Gerade deshalb wollen sie bequeme Kleidung anbieten. Wo nichts kneift, in der man sich aber dennoch schick angezogen fühlt. Die stilistische Breite reicht dabei von zeitlos alternativ über klassisch und elegant bis hin zu schrill. Für Frauen, die sich etwas trauen, sagt Ilka Poethke, und zeigt einen konfetti-bunten Mantel, in dem man garantiert nirgendwo übersehen wird.
Doch während Frauen hier einkaufen, einfach weil es ihnen gefällt, kommen Männer häufig, weil sie mit dieser Kleidung eine Botschaft verbinden, ein gutes Gewissen, eine optimale Ökobilanz. Mediziner, die zu einem Kongress wollen, kaufen hier lockere, aber hochwertige, alltagstaugliche Mode. Selbst Unterhosen, Bioboxershorts, sind im Programm.
Jetzt im Winter sind natürlich Mützen, Stulpen und Schals gefragt, auch Miniausgaben für Kinder sind vorrätig, niedlich oder sportlich, je nachdem. Könnte man in kleine Stofftäschchen verpacken oder in einen lustigen Wäschebeutel stecken, auch das gibt es hier.
Es sind tatsächlich die Kindersachen, die zunächst ins Auge fallen, wie auf einer Wäscheleine hängen sie im Schaufenster. Die Inhaberinnen haben selbst Kinder, sie wissen, worauf es dabei ankommt. Weil Kinder schnell wachsen, lohnt sich Kleidung, die mitwächst. Schlupfhosen mit breiten elastischen Bündchen an Bauch und Beinen zum Beispiel. Oder ärmellose Kleider, bunte Hängerchen aus warmem Wollstoff, die über jede kleine Prinzessin passen, erst als Maxi, später als Minikleid. „Kann man ewig tragen“, sagt Ilka Poethke.
Zwischen all den bunten Kleidern findet sich immer wieder Spielzeug.

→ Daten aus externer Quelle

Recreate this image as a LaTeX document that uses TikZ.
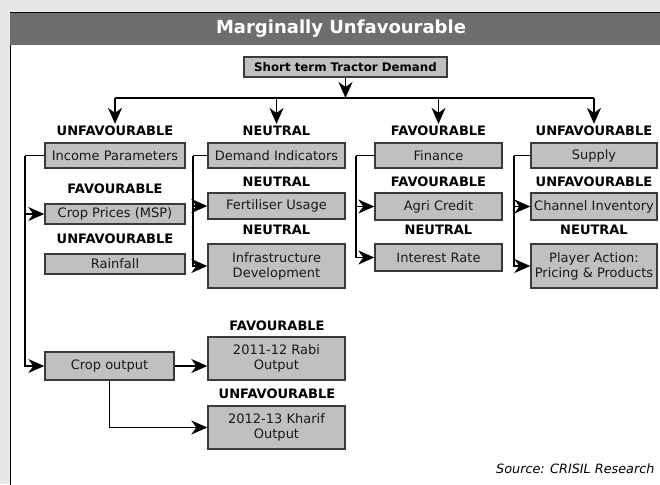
\documentclass[tikz,border=0pt]{standalone}
\usepackage{fontspec}
\setmainfont{DejaVu Sans}
\usetikzlibrary{arrows.meta,positioning}
\definecolor{pagegray}{HTML}{E6E7E9}
\definecolor{bargray}{HTML}{6D6E70}
\definecolor{boxgray}{HTML}{C0C0C0}
\definecolor{linegray}{HTML}{3A3A3A}
\begin{document}
\begin{tikzpicture}[x=1pt,y=-1pt,
    arr/.style={-{Stealth[length=16pt,width=14pt,inset=5pt]},line width=1.3pt},
    wire/.style={line width=1.3pt},
    box/.style 2 args={draw=linegray,line width=1.4pt,fill=boxgray,
        minimum width=#1pt,minimum height=#2pt,inner sep=1pt,align=center,
        font=\fontsize{13}{15}\selectfont,text=black!90},
    status/.style={font=\fontsize{13}{15}\bfseries\selectfont,inner sep=2pt},]
    \useasboundingbox (0,0) rectangle (660,484);
    \clip (0,0) rectangle (660,484);
    \fill[pagegray] (0,0) rectangle (660,484);
    \draw[fill=white,line width=1pt] (10.5,13) rectangle (680,500);
    \fill[bargray] (10,13.5) rectangle (680,45);
    \draw[line width=1pt] (10,13) -- (680,13);
    \node[text=white,font=\fontsize{18}{20}\bfseries\selectfont] (title) at (341,29) {Marginally Unfavourable};

    \node[box={203}{20},font=\fontsize{11.8}{14}\bfseries\selectfont,text=black] (demand) at (345.5,67) {Short term Tractor Demand};

    % column 1
    \node[status] (h1a) at (115,131) {UNFAVOURABLE};
    \node[box={140}{25}] (income) at (115,155.5) {Income Parameters};
    \node[status] (h1b) at (115,189) {FAVOURABLE};
    \node[box={140}{20}] (prices) at (115,214) {Crop Prices (MSP)};
    \node[status] (h1c) at (115,239) {UNFAVOURABLE};
    \node[box={140}{20}] (rainfall) at (115,264) {Rainfall};
    \node[box={129}{28}] (cropout) at (109.5,366) {Crop output};

    % column 2
    \node[status] (h2a) at (276.5,131) {NEUTRAL};
    \node[box={137}{25}] (indicators) at (276.5,155.5) {Demand Indicators};
    \node[status] (h2b) at (276.5,182) {NEUTRAL};
    \node[box={137}{26}] (fertiliser) at (276.5,206) {Fertiliser Usage};
    \node[status] (h2c) at (276.5,230) {NEUTRAL};
    \node[box={137}{44}] (infra) at (276.5,266) {Infrastructure\\Development};

    % column 3
    \node[status] (h3a) at (438.5,131) {FAVOURABLE};
    \node[box={127}{25}] (finance) at (438.5,155.5) {Finance};
    \node[status] (h3b) at (438.5,182) {FAVOURABLE};
    \node[box={127}{27}] (agri) at (438.5,206.5) {Agri Credit};
    \node[status] (h3c) at (438.5,230) {NEUTRAL};
    \node[box={127}{27}] (interest) at (438.5,257.5) {Interest Rate};

    % column 4
    \node[status] (h4a) at (594,131) {UNFAVOURABLE};
    \node[box={126}{25}] (supply) at (594,155.5) {Supply};
    \node[status] (h4b) at (594,182) {UNFAVOURABLE};
    \node[box={126}{27}] (channel) at (594,206.5) {Channel Inventory};
    \node[status] (h4c) at (594,230) {NEUTRAL};
    \node[box={126}{44}] (player) at (594,266) {Player Action:\\Pricing \& Products};

    % crop output
    \node[status] (h5a) at (277,326) {FAVOURABLE};
    \node[box={137}{43}] (rabi) at (276.5,358.5) {2011-12 Rabi\\Output};
    \node[status] (h5b) at (277,394) {UNFAVOURABLE};
    \node[box={137}{43}] (kharif) at (276.5,427.5) {2012-13 Kharif\\Output};

    \node[font=\fontsize{12.8}{15}\itshape\selectfont,anchor=east] (source) at (658,469) {Source: CRISIL Research};

    % connectors
    \coordinate (bus) at (345.5,98);
    \draw[arr] (demand.south) -- (bus);
    \draw[wire] (bus -| h1a) -- (bus -| h4a);
    \foreach \h in {h1a,h2a,h3a,h4a}
        \draw[arr] (bus -| \h) -- (\h.north);

    \coordinate (t1) at (25,155.5);
    \coordinate (t2) at (193,155.5);
    \coordinate (t3) at (356,155.5);
    \coordinate (t4) at (514,155.5);
    \draw[wire] (income.west) -- (t1);
    \draw[arr] (t1) |- (cropout.west);
    \draw[arr] (t1 |- prices.west) -- (prices.west);
    \draw[wire] (indicators.west) -- (t2);
    \draw[arr] (t2) |- (infra.west);
    \draw[arr] (t2 |- fertiliser.west) -- (fertiliser.west);
    \draw[wire] (finance.west) -- (t3);
    \draw[arr] (t3) |- (interest.west);
    \draw[arr] (t3 |- agri.west) -- (agri.west);
    \draw[wire] (supply.west) -- (t4);
    \draw[arr] (t4) |- (player.west);
    \draw[arr] (t4 |- channel.west) -- (channel.west);
    \draw[arr] (cropout.east) -- (cropout.east -| rabi.west);
    \draw[arr] (cropout.south) |- (kharif.west);
\end{tikzpicture}
\end{document}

Puppenstubenmöbel aus Kroatien, gefertigt von einem Handwerker in der Region Istrien, in den traditionellen Mustern und Farben blau, weiß und rot. Daneben stehen Vintage-Blechautos. In Tschechien hat Ilka Poethke eine Werkstatt gefunden, die so etwas noch herstellt. „Die haben den deutschen Firmen die alten Blechstanzen abgekauft, die Autos sehen also alle aus wie damals“, sagt sie. Die Kovap-Blechautosammlung umfasst Polizeibulli und Reisebus, Traktor, Zirkuswagen und VW-Käfer. Diese habe schon so manchen Mann glücklich gemacht.